▶ Raw records
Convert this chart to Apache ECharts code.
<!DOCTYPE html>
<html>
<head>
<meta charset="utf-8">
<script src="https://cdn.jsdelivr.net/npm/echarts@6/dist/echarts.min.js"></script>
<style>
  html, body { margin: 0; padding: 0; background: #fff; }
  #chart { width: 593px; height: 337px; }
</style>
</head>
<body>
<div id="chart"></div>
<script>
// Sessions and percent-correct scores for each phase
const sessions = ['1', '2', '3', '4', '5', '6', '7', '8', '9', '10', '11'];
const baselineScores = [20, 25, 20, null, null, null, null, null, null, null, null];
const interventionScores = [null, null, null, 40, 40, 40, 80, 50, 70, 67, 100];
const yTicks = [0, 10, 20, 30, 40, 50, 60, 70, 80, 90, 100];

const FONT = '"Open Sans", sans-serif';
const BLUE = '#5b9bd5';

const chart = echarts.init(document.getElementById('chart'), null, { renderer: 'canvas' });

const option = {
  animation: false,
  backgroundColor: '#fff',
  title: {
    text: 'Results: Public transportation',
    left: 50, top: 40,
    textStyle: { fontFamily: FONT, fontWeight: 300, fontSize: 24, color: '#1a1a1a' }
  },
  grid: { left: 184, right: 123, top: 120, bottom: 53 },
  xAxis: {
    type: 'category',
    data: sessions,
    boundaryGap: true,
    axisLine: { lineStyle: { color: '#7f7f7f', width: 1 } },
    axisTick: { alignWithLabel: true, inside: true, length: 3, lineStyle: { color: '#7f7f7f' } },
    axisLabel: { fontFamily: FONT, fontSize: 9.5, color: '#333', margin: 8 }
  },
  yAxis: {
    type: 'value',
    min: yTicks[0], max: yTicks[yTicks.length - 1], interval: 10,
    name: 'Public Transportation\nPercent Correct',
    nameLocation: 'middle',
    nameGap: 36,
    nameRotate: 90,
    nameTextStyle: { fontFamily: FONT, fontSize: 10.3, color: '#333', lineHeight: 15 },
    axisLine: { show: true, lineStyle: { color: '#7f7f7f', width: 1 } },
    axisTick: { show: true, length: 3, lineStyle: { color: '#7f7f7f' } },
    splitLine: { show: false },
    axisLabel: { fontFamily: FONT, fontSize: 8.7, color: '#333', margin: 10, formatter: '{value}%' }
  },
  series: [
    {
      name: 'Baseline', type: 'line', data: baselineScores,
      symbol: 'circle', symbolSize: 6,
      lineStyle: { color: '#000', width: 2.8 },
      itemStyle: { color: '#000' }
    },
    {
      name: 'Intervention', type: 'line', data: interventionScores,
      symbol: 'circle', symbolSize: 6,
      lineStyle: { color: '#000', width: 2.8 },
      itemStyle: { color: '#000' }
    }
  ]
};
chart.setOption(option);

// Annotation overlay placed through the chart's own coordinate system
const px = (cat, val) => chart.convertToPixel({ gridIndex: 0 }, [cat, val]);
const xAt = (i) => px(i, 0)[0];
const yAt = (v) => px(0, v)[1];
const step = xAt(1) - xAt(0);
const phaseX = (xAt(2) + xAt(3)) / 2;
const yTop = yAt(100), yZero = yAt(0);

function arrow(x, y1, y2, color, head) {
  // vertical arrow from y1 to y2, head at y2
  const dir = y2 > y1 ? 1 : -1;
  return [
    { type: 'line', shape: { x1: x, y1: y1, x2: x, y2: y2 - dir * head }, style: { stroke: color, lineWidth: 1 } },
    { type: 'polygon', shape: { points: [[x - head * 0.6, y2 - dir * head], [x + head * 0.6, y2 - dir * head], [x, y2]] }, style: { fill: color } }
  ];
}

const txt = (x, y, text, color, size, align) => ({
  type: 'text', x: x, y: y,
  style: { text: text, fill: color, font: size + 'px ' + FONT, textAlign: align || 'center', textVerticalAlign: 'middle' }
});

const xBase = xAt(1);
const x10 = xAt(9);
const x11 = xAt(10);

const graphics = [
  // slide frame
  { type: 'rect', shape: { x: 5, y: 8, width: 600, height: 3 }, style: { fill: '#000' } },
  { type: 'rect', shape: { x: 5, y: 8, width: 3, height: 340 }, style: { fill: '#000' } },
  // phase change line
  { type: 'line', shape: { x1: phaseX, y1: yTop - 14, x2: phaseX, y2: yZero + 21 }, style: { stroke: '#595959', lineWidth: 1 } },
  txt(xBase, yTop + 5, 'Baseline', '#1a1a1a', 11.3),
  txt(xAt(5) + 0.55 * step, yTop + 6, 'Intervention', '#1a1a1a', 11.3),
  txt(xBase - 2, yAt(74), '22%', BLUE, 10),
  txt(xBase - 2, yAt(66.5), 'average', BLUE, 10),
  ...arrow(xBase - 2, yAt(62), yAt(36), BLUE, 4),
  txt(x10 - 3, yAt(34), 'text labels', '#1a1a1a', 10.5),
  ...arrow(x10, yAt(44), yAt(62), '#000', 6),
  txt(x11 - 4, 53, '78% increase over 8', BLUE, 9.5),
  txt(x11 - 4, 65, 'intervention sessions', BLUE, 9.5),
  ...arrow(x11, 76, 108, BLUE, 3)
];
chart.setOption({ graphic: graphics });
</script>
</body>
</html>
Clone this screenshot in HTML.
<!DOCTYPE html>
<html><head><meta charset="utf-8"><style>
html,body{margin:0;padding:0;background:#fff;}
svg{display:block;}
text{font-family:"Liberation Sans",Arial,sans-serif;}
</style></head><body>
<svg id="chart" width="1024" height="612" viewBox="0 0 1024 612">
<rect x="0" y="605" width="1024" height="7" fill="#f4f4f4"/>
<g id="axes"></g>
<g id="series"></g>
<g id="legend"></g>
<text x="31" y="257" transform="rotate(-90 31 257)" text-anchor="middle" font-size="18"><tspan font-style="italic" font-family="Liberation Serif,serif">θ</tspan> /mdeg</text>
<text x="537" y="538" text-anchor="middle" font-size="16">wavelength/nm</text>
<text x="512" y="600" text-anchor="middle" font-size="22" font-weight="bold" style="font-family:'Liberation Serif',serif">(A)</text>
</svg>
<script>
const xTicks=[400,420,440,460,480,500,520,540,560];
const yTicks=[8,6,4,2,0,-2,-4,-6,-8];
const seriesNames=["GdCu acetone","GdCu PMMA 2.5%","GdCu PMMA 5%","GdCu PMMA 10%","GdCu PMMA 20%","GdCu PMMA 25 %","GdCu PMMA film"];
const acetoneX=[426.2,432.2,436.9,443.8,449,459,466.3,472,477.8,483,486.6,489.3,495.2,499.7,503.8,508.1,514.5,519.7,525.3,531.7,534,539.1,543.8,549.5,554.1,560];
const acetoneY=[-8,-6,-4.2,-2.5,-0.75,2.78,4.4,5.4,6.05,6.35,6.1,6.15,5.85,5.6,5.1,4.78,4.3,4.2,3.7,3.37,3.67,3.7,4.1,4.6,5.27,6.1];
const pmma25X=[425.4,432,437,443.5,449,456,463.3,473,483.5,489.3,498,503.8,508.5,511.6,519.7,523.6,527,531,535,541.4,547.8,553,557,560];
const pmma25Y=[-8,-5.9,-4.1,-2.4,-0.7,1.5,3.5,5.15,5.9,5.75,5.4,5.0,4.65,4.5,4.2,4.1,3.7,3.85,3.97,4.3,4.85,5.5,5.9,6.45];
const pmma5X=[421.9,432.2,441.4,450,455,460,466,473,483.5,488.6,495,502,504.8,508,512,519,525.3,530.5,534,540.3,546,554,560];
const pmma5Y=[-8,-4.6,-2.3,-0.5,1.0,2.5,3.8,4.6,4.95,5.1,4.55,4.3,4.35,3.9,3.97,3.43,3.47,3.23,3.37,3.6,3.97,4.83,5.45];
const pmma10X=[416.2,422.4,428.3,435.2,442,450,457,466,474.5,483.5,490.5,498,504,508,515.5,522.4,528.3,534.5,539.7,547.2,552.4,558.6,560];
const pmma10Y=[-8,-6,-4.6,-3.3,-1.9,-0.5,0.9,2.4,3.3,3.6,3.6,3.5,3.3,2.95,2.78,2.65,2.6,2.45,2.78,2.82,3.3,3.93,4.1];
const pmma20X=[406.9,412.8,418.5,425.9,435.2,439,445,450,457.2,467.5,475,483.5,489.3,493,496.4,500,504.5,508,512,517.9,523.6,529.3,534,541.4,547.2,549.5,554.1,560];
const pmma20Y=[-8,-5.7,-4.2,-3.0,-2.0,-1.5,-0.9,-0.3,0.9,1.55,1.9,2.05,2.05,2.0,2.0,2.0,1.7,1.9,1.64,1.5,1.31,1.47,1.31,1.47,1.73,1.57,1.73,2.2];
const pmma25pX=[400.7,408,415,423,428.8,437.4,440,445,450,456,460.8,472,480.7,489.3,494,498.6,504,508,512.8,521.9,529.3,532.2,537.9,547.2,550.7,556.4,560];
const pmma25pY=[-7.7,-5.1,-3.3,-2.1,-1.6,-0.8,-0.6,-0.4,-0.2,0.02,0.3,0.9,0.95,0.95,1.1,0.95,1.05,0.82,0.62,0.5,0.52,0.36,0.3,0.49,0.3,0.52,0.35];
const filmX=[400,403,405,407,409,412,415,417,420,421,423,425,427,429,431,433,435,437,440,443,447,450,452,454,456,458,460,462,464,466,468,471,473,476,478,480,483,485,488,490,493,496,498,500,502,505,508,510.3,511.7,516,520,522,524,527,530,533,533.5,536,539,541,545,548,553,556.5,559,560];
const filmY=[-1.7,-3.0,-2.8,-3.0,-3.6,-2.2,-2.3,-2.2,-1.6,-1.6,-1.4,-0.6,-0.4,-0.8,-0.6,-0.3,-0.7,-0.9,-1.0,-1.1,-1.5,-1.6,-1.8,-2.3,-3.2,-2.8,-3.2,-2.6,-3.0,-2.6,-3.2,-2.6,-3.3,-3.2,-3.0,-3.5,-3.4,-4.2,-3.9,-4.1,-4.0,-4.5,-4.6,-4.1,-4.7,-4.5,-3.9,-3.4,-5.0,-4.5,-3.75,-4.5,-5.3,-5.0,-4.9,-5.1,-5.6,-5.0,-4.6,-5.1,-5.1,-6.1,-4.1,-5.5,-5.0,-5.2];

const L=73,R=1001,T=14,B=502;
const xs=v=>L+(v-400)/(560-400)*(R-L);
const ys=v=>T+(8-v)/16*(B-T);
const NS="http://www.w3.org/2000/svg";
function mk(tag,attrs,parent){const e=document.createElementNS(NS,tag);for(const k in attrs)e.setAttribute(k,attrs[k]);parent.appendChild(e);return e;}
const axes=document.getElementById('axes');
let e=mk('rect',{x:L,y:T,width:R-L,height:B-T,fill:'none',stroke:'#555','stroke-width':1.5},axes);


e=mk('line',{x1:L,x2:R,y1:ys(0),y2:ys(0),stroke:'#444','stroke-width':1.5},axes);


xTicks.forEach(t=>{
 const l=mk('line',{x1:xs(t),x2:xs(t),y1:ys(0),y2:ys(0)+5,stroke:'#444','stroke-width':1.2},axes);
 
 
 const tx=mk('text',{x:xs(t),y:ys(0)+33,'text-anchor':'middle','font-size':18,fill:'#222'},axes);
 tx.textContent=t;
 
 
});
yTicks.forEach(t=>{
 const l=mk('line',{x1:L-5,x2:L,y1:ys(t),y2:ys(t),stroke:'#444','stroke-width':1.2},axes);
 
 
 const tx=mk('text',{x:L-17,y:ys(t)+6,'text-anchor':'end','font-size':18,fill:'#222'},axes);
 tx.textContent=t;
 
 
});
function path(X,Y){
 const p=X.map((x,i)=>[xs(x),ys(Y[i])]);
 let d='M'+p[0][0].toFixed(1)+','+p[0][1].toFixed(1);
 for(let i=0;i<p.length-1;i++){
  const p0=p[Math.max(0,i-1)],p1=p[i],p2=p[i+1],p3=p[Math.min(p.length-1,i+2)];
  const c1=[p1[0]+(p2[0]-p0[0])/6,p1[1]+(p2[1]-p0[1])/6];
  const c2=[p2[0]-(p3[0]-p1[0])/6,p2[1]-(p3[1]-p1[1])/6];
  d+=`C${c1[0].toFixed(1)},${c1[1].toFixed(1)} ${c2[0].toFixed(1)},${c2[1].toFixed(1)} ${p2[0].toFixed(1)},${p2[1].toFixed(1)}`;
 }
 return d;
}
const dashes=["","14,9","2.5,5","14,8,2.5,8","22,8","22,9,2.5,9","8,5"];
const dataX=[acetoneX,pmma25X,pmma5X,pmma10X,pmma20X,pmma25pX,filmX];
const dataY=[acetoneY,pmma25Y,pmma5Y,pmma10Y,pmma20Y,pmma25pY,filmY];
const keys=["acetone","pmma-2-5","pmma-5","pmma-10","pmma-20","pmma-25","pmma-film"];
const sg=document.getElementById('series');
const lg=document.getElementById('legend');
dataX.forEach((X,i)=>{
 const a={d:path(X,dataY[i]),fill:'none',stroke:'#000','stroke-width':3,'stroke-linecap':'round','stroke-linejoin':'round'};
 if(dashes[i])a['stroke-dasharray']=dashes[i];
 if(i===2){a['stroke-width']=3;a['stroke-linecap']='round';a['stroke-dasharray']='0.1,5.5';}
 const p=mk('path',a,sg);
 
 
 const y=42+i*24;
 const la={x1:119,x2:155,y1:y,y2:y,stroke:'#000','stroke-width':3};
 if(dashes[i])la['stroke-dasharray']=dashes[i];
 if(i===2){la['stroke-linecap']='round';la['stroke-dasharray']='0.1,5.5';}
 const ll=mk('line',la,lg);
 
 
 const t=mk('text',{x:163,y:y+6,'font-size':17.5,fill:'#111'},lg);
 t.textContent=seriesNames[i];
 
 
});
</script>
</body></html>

▶ GOAL OF THE EXERCISE
In the listing, find all lines with the string "this" and copy them.

▶ ANSWER
Convert this chart to Apache ECharts code.
Clone this screenshot in HTML.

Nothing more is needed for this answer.